Motivating the Sales Team

Selling, particularly on the road and in these tough economic times, is a hard, lonely job.  That’s when the sales team needs someone who can motivate them to carry on. 

I’m not talking about the “pump ‘em up and get ‘em roaring type of rah-rah motivation that dies within an hour or two.  I call that the Chinese meal type of motivation.  An hour after it’s done you’re hungry for more!  I’m talking about the type of motivation that generates long term results.  Sort of a roast beef and baked potato meal, something that sticks to your ribs and lasts.

This is called self-motivation and the best sales managers know how to create an environment where self-motivation can flourish.  These managers are prepared to mentor and coach their team to success.

Mentoring means showing them the way and encouraging them to be as good as they can be.  It doesn’t mean carrying them there!  This is where coaching comes in.  Coaches observe, comment, correct, and encourage.  Here are six keys to being a good sales coach.

1.  Know the sales process.  You can’t coach the team if you don’t understand the rules.  Good coaches have not only played the game, they’ve read tons of material on the game.  Do the same.  If you haven’t got formal sales training, get some.  Good books are no substitute for good training and good training is no substitute for experience.  You need all three to excel at the sales manager’s job. 
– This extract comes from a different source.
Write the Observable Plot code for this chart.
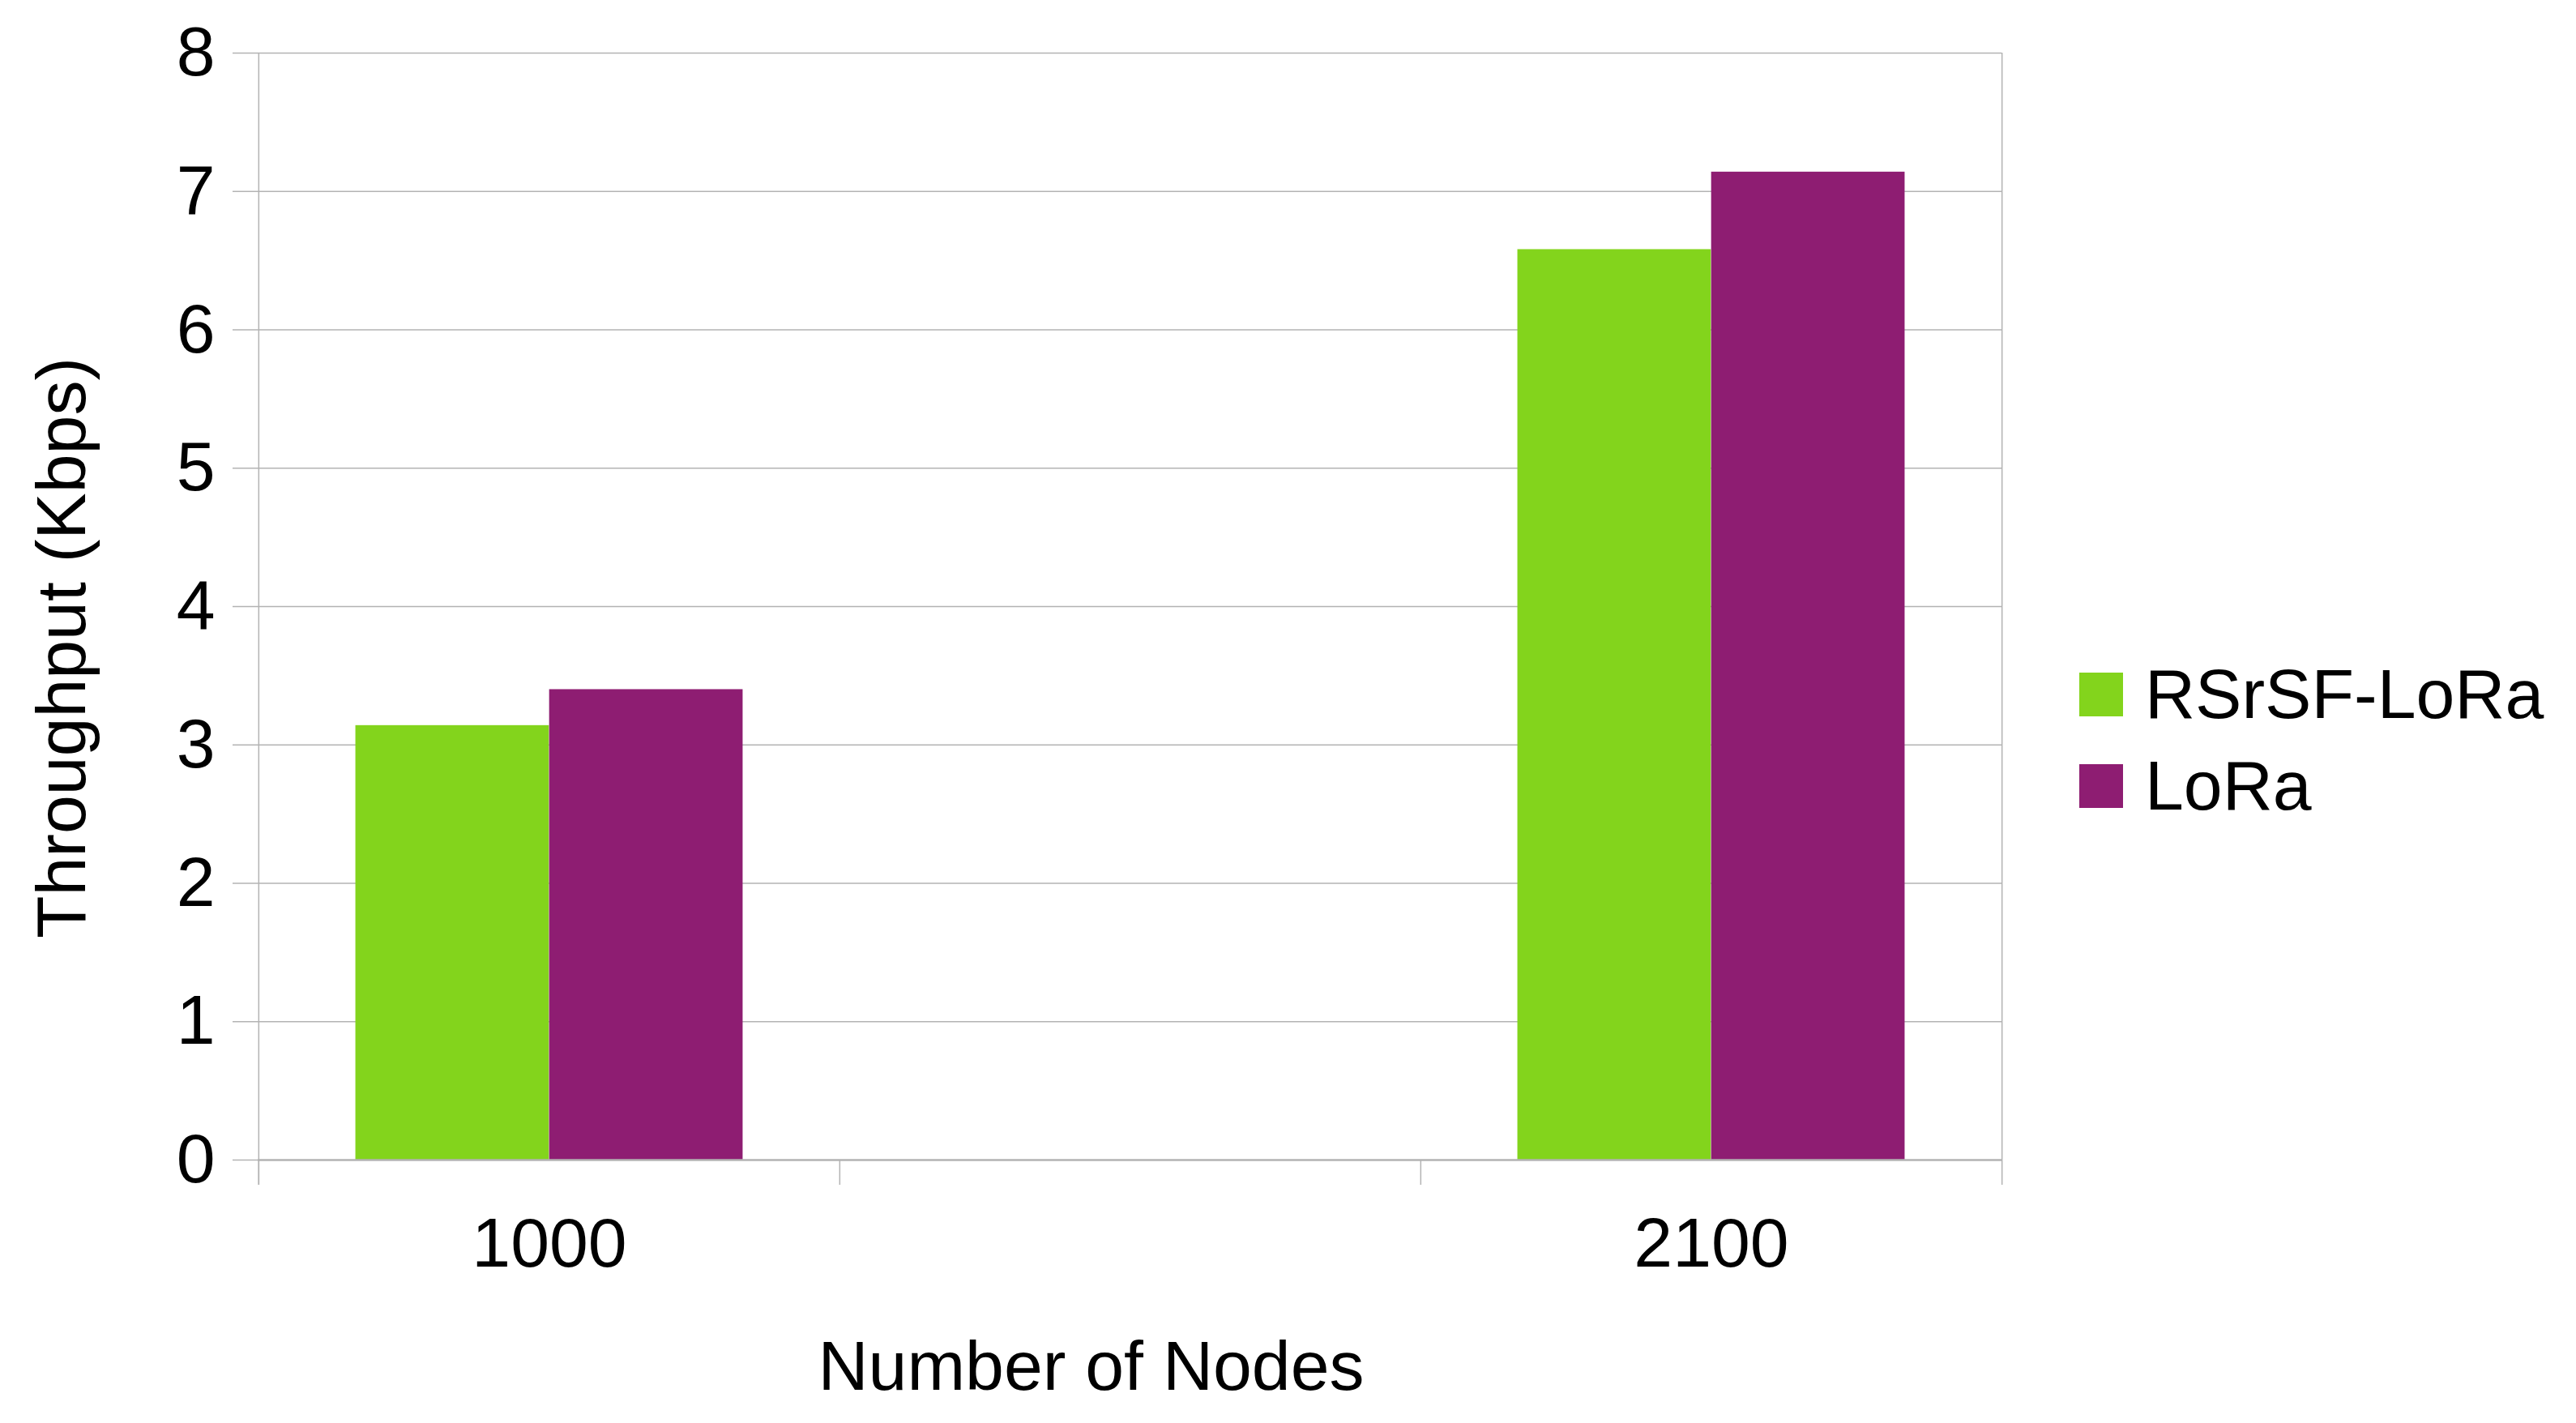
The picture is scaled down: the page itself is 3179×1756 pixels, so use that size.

2. Learn how to criticize and correct.  The idea is to build people, not destroy them.  Use the tried-but-true sandwich technique when correcting poor technique.  Start off with a positive observation on something they did right, discuss the things that went wrong, and end with another positive.  Your encouragement will motivate them to improve.

3.  Make joint sales calls.  Don’t be an armchair coach.  Get out there in the field with your people.  See them in action.  Celebrate their successes and help them learn from their failures.  Let them see you care.

4.  Help them set goals.  Help your people define achievable goals and then show them how to reach them.  And when they do, shine the spotlight on them.  Nothing self-motivates like success.

5.  Plan to coach.  Build it into your schedule.  If you don’t plan to make calls with your people to coach them, it won’t happen.

6.  Know your people.  Everyone is different.  Sit down with your people and get to know them, their interests, their dreams, and their goals.  Then show them how they can achieve them.

Bottom Line

Caring, coaching, and sincere encouragement are the keys to building an environment where salespeople will be self-motivated. 

We call this sales leadership, not sales management.